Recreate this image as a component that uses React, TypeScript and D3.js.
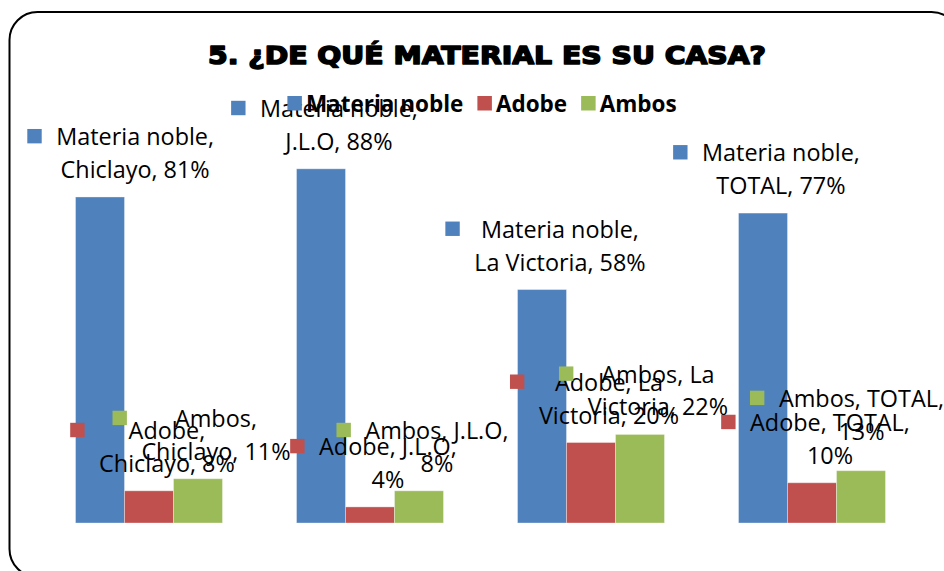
import React, { useEffect, useRef } from 'react';
import * as d3 from 'd3';

const title = '5. ¿DE QUÉ MATERIAL ES SU CASA?';
const categories = ['Chiclayo', 'J.L.O', 'La Victoria', 'TOTAL'];
const seriesNames = ['Materia noble', 'Adobe', 'Ambos'];
const materiaNoble = [81, 88, 58, 77];
const adobe = [8, 4, 20, 10];
const ambos = [11, 8, 22, 13];
const seriesColors = ['#4F81BD', '#C0504D', '#9BBB59'];

const W = 944;
const H = 571;

export default function App() {
  const ref = useRef<SVGSVGElement>(null);

  useEffect(() => {
    const svg = d3.select(ref.current);
    svg.selectAll('*').remove();

    const seriesValues = [materiaNoble, adobe, ambos];
    const series = seriesNames.map((name, i) => ({ name, color: seriesColors[i], values: seriesValues[i] }));

    // frame
    svg.append('rect')
      .attr('x', 9.5).attr('y', 12).attr('width', 950).attr('height', 565)
      .attr('rx', 28).attr('ry', 28)
      .attr('fill', '#fff').attr('stroke', '#000').attr('stroke-width', 2);

    // title
    svg.append('text')
      .attr('x', 487).attr('y', 64)
      .attr('text-anchor', 'middle')
      .attr('font-family', "'DejaVu Sans', sans-serif")
      .attr('font-weight', 'bold')
      .attr('font-size', 25)
      .attr('textLength', 558)
      .attr('lengthAdjust', 'spacingAndGlyphs')
      .attr('fill', '#000')
      .attr('stroke', '#000').attr('stroke-width', 1.6)
      .attr('stroke-linejoin', 'round')
      .text(title);

    const x0 = d3.scaleBand<string>().domain(categories).range([38.5, 922.5]).paddingInner(0.335).paddingOuter(0.1675);
    const x1 = d3.scaleBand<string>().domain(seriesNames).range([0, x0.bandwidth()]).padding(0);
    const y = d3.scaleLinear().domain([0, 100]).range([523, 120.5]);

    // bars
    const gBars = svg.append('g');
    series.forEach((s) => {
      gBars.selectAll(null)
        .data(s.values)
        .enter()
        .append('rect')
        .attr('x', (_, i) => (x0(categories[i]) as number) + (x1(s.name) as number))
        .attr('y', (d) => y(d))
        .attr('width', x1.bandwidth())
        .attr('height', (d) => y(0) - y(d))
        .attr('fill', s.color)
        .attr('stroke', 'rgba(255,255,255,0.35)')
        .attr('stroke-width', 1);
    });

    // data labels
    const fontSize = 23.4;
    const lineH = 32.8;
    const wrapW = 174;
    const mSize = 14.4;
    const mGap = 14.5;
    const leftLimit = 27.3;
    const rightLimit = 944;
    const gLab = svg.append('g')
      .attr('font-family', "'Open Sans', sans-serif")
      .attr('font-size', fontSize)
      .attr('fill', '#000');

    const measurer = svg.append('text')
      .attr('font-family', "'Open Sans', sans-serif")
      .attr('font-size', fontSize)
      .attr('visibility', 'hidden');
    const measure = (t: string) => {
      measurer.text(t);
      return (measurer.node() as SVGTextElement).getComputedTextLength();
    };

    series.forEach((s) => {
      s.values.forEach((v, i) => {
        const label = `${s.name}, ${categories[i]}, ${v}%`;
        const words = label.split(' ');
        const lines: string[] = [];
        let cur = '';
        words.forEach((w) => {
          const test = cur ? cur + ' ' + w : w;
          if (cur && measure(test) > wrapW) {
            lines.push(cur);
            cur = w;
          } else {
            cur = test;
          }
        });
        if (cur) lines.push(cur);
        const maxW = d3.max(lines, (l) => measure(l)) as number;
        const blockW = mSize + mGap + maxW;
        const cx = (x0(categories[i]) as number) + (x1(s.name) as number) + x1.bandwidth() / 2 + 3.5;
        let left = cx - blockW / 2;
        let lifted = false;
        if (left < leftLimit) left = leftLimit;
        if (left + blockW > rightLimit) {
          left = rightLimit - blockW;
          lifted = true;
        }
        const lastBase = y(v) - 19 - (lifted ? 12 : 0);
        const firstBase = lastBase - (lines.length - 1) * lineH;
        const textCx = left + mSize + mGap + maxW / 2;
        gLab.append('rect')
          .attr('x', left)
          .attr('y', firstBase - 9 - mSize / 2)
          .attr('width', mSize)
          .attr('height', mSize)
          .attr('fill', s.color);
        const t = gLab.append('text').attr('text-anchor', 'middle');
        lines.forEach((l, li) => {
          t.append('tspan').attr('x', textCx).attr('y', firstBase + li * lineH).text(l);
        });
      });
    });
    measurer.remove();

    // legend
    const legFont = 22.5;
    const gLeg = svg.append('g')
      .attr('font-family', "'Open Sans', sans-serif")
      .attr('font-weight', 'bold')
      .attr('font-size', legFont);
    const lm = gLeg.append('text').attr('visibility', 'hidden');
    const legW = seriesNames.map((n) => {
      lm.text(n);
      return (lm.node() as SVGTextElement).getComputedTextLength();
    });
    lm.remove();
    const sq = 14.5;
    const sqGap = 4;
    const itemGap = 14;
    const total = d3.sum(legW) + seriesNames.length * (sq + sqGap) + (seriesNames.length - 1) * itemGap;
    let lx = 482 - total / 2;
    series.forEach((s, i) => {
      gLeg.append('rect').attr('x', lx).attr('y', 96).attr('width', sq).attr('height', sq).attr('fill', s.color);
      gLeg.append('text').attr('x', lx + sq + sqGap).attr('y', 111.5).attr('fill', '#000').text(s.name);
      lx += sq + sqGap + legW[i] + itemGap;
    });
  }, []);

  return (
    <svg
      ref={ref}
      width={W}
      height={H}
      viewBox={`0 0 ${W} ${H}`}
      style={{ position: 'absolute', left: 0, top: 0, background: '#fff' }}
    />
  );
}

■ ■ ■ ■ ■ ■ ■

▶ GOAL:
Exactly as written, please give again the lines from the beginning of the listing through the line containing "import * as d3 from 'd3';", inclusive, without any pictures.

▶ THE SOLUTION:
Recreate this image as a component that uses React, TypeScript and D3.js.
import React, { useEffect, useRef } from 'react';
import * as d3 from 'd3';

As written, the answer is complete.